BAYIR’IN TEZLERİNİ PERİNÇEK ÇÜRÜTÜYOR
1971’de yayınlanan bir metni var elimde. Hikmet Kıvılcımlı’nın ATÜT yorumlarına karşı bir eleştiri yazmış. “…Osmanlı devleti, toprak üzerinde özel mülkiyetin gelişmesi, toplumun feodalleşmesi, sınıfların belirginleşmesi ve sınıf çelişmelerinin keskinleşmesi yönündeki bir gelişme üzerine doğmuş, büyümüş ve güçlenmiştir”[2] yorumunu yapan Perinçek, Ferhan Bayır’ın “ancak son 200 yılda merkezi otoriteye karşı çıkan aristokrasi” olarak nitelediği sınıfla “serf” dediği çiftçiler arasındaki çekişmeyi “sınıf savaşı” olarak niteliyor[3]. Tımar sahiplerini “millet fedaisi” olarak niteleyen Kıvılcımlı’nın aksine Perinçek tımar sahiplerini “feodalite” olarak ifade ediyor.
Ayrıca Bayır’ın malikâne sistemi, iltizam ve Ayanlığı göz önüne almadan “aristokrasi yoktur” yorumu tam bir çarpıtma örneği. Evet, tımar, sahiplerinin elinden alınabilirdi; ancak 16. Yüzyılda yayılmaya başlanan iltizam sistemi ve 17. Yüzyıl sonunda uygulanmaya başlanan malikâne sistemiyle mültezimler vergi aldıkları topraklara “kayd-ı hayat” şartıyla bağlandılar ve Ayanlara dönüştüler[4]. Bayır bu gelişmeleri, ayanların doğrudan merkezi hükümete sorun çıkardığı 19. Yüzyıl başlarına (Rusçuk Ayanı’nın İstanbul’u basması, Kabakçı Mustafa’yı ve asileri ortadan kaldırıp 2. Mahmut’u tahta oturtması, ayanlar koalisyonunun Sened-i İttifak’ı imzalatması vs) taşıyor ve birbirine karıştırıyor. Hâlbuki Balkanların fethinde dahi birçok yerli ailenin Pronoia imtiyazlarının tımar olarak devam ettirildiği vakidir, üstelik “Türk-İslam” imparatorluğu bu tımar sahiplerine de hoşgörülü davranmış, din değiştirmelerini emretmemiştir[5]. “Hoşgörü” kısmı bir tarafa, bu sınıf temsilcileri arasında bir değişim olmadığını söyleyebiliriz.

ANADOLU HARABE DEĞİL DE NEYDİ
Yazıda ayrıca, Montesquieu’nün Anadolu’yu harabe olarak göstermesini “liberalizm” vs ile ilişkilendirme tefriti de dikkat çekiyor. İran Mektupları’nın geçtiği 17. Yüzyıl sonu 18. Yüzyılın başında, Hasburg devletiyle süregelen savaşlar (1683-1699) ve merkezi otoriteyi sarsan karışıklıklar (1687’de 4. Mehmet’in tahttan indirilmesi, 1703’te Edirne Vakası vs) devam etmekteydi.
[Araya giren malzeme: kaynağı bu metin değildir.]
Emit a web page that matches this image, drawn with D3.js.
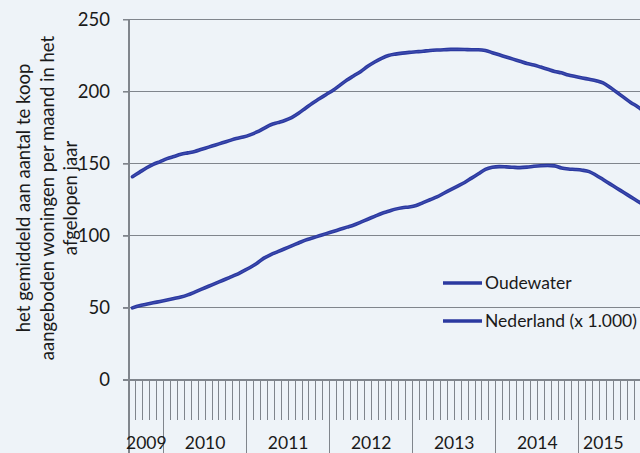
<!DOCTYPE html>
<html>
<head>
<meta charset="utf-8">
<script src="https://cdn.jsdelivr.net/npm/d3@7"></script>
<style>
  html, body { margin: 0; padding: 0; background: #eef3f8; }
  svg { display: block; }
  text { font-family: Lato, "Open Sans", sans-serif; fill: #1a1a1a; }
</style>
</head>
<body>
<svg id="chart" width="640" height="453"></svg>
<script>
// Monthly categories, August 2009 onwards
const months = d3.timeMonth.range(new Date(2009, 7, 1), new Date(2015, 10, 1));

// Average number of homes for sale per month over the past year
const oudewater = [
  141, 144, 147, 149.5, 151.5, 153.5, 155, 156.5, 157.5, 158.5,
  160, 161.5, 163, 164.5, 166, 167.5, 168.5, 170, 172, 174.5,
  177, 178.5, 180, 182, 185, 188.5, 192, 195, 198, 201,
  204.5, 208, 211, 214, 217.5, 220.5, 223, 225, 226, 226.7,
  227.2, 227.6, 228, 228.5, 228.8, 229, 229.3, 229.3, 229.2, 229,
  229, 228.5, 227, 225.5, 224, 222.5, 221, 219.5, 218.5, 217,
  215.5, 214, 213, 211.5, 210.5, 209.5, 208.5, 207.5, 206, 203,
  199.5, 196, 192.5, 189.5, 186
];
const nederland = [
  50, 51.5, 52.5, 53.5, 54.5, 55.5, 56.5, 57.5, 59, 61,
  63, 65, 67, 69, 71, 73, 75.5, 78, 81, 84.5,
  87, 89, 91, 93, 95, 97, 98.5, 100, 101.5, 103,
  104.5, 106, 107.5, 109.5, 111.5, 113.5, 115.5, 117, 118.5, 119.5,
  120, 121, 123, 125, 127, 129.5, 132, 134.5, 137, 140,
  143, 146, 147.5, 148, 147.8, 147.5, 147.3, 147.6, 148.2, 148.6,
  148.8, 148.5, 147, 146.3, 146, 145.5, 144.5, 142, 139, 136,
  133, 130, 127, 124, 121
];

const seriesNames = ["Oudewater", "Nederland (x 1.000)"];
const yTicks = [0, 50, 100, 150, 200, 250];
const yTitle = [
  "het gemiddeld aan aantal te koop",
  "aangeboden woningen per maand in het",
  "afgelopen jaar"
];

const W = 640, H = 453;
const left = 129, monthW = 6.92;
const svg = d3.select("#chart");

svg.append("rect").attr("width", W).attr("height", H).attr("fill", "#eef3f8");

const x = d3.scaleBand()
  .domain(months)
  .range([left, left + months.length * monthW])
  .paddingInner(0).paddingOuter(0);
const xc = d => x(d) + x.bandwidth() / 2;

const y = d3.scaleLinear().domain([0, 250]).range([380, 19.5]);

const gridColor = "#80858c";

// horizontal gridlines
svg.append("g").selectAll("line").data(yTicks.filter(v => v > 0)).join("line")
  .attr("x1", left - 6).attr("x2", W)
  .attr("y1", d => y(d)).attr("y2", d => y(d))
  .attr("stroke", gridColor).attr("stroke-width", 1.1)
  .attr("shape-rendering", "crispEdges");

// y axis
const yAxis = d3.axisLeft(y).tickValues(yTicks).tickSize(6).tickPadding(13);
const gy = svg.append("g").attr("transform", `translate(${left},0)`).call(yAxis);
gy.select(".domain").remove();
gy.selectAll(".tick line").attr("stroke", gridColor);
gy.selectAll(".tick text")
  .attr("font-size", 18.5)
  .attr("font-family", "Lato, sans-serif")
  .attr("fill", "#1a1a1a");

// vertical axis line
svg.append("line")
  .attr("x1", left).attr("x2", left).attr("y1", y(250)).attr("y2", H)
  .attr("stroke", gridColor).attr("stroke-width", 1.1).attr("shape-rendering", "crispEdges");

// baseline at zero
svg.append("line")
  .attr("x1", left - 6).attr("x2", W).attr("y1", y(0)).attr("y2", y(0))
  .attr("stroke", gridColor).attr("stroke-width", 1.1).attr("shape-rendering", "crispEdges");

// month ticks (short) and year boundaries (long)
const boundaries = months.slice(1).concat([d3.timeMonth.offset(months[months.length - 1], 1)]);
svg.append("g").selectAll("line").data(boundaries).join("line")
  .attr("x1", (d, i) => left + (i + 1) * monthW)
  .attr("x2", (d, i) => left + (i + 1) * monthW)
  .attr("y1", y(0))
  .attr("y2", d => d.getMonth() === 0 ? H : y(0) + 40)
  .attr("stroke", gridColor).attr("stroke-width", 1)
  .attr("shape-rendering", "crispEdges");

// year labels centred on each year's span of months
const years = d3.groups(months, d => d.getFullYear());
svg.append("g").selectAll("text").data(years).join("text")
  .attr("x", ([yr, ms]) => {
    const a = x(ms[0]);
    const b = Math.min(x(ms[ms.length - 1]) + monthW, W - 12);
    return (a + b) / 2;
  })
  .attr("y", 449)
  .attr("text-anchor", "middle")
  .attr("font-size", 17.5)
  .text(([yr]) => yr);

// series lines
const line = d3.line().x((d, i) => xc(months[i])).y(d => y(d)).curve(d3.curveMonotoneX);
const lineColor = "#2b39a0";
[oudewater, nederland].forEach(vals => {
  svg.append("path").datum(vals).attr("d", line)
    .attr("fill", "none").attr("stroke", lineColor).attr("stroke-width", 3.6)
    .attr("stroke-linejoin", "round").attr("stroke-linecap", "round");
  svg.append("path").datum(vals).attr("d", line)
    .attr("fill", "none").attr("stroke", "#5a68c4").attr("stroke-width", 0.8)
    .attr("stroke-opacity", 0.6);
});

// legend
const legendY = [283, 321];
const lg = svg.append("g");
seriesNames.forEach((name, i) => {
  lg.append("line")
    .attr("x1", 443).attr("x2", 482).attr("y1", legendY[i]).attr("y2", legendY[i])
    .attr("stroke", lineColor).attr("stroke-width", 3.4);
  lg.append("text")
    .attr("x", 485).attr("y", legendY[i]).attr("dy", "0.36em")
    .attr("font-size", 17.5)
    .text(name);
});

// y axis title, three rotated lines
const titleBaselines = [30, 54, 77];
const tg = svg.append("g").attr("transform", "translate(0,198) rotate(-90)");
yTitle.forEach((t, i) => {
  tg.append("text")
    .attr("x", 0).attr("y", titleBaselines[i])
    .attr("text-anchor", "middle")
    .attr("font-size", 18.5)
    .text(t);
});
</script>
</body>
</html>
Zor bir zaman olmasının yanında, kırsal nüfusun daha da zor geçen dönemlerde bile kent nüfusuna çok baskın olduğunu düşünürsek, Montesquieu’nün pek de çarpıtmadığı anlaşılabilir. Keza şehircilik açısından da bakarsak, birçok şehir beklendiği kadar gösterişli veya bakımlı da değildir, Doğan Kuban da bakımlı ve hareketli sokakların 19. Yüzyılda ortaya çıktığını vurgular. Osmanlı kentinde özen gösterilen yapılar; konutlarla cami ve vakıf eserleridir[6]. “Tokat’tan İzmir’e kadar ismini anmaya değecek tek bir şehir yok” cümlesinden “Asya’da şehir yok” izahını çıkarmak ve liberalizme bağlamak ancak Mustafa Armağan zihniyetiyle mümkün olabilir.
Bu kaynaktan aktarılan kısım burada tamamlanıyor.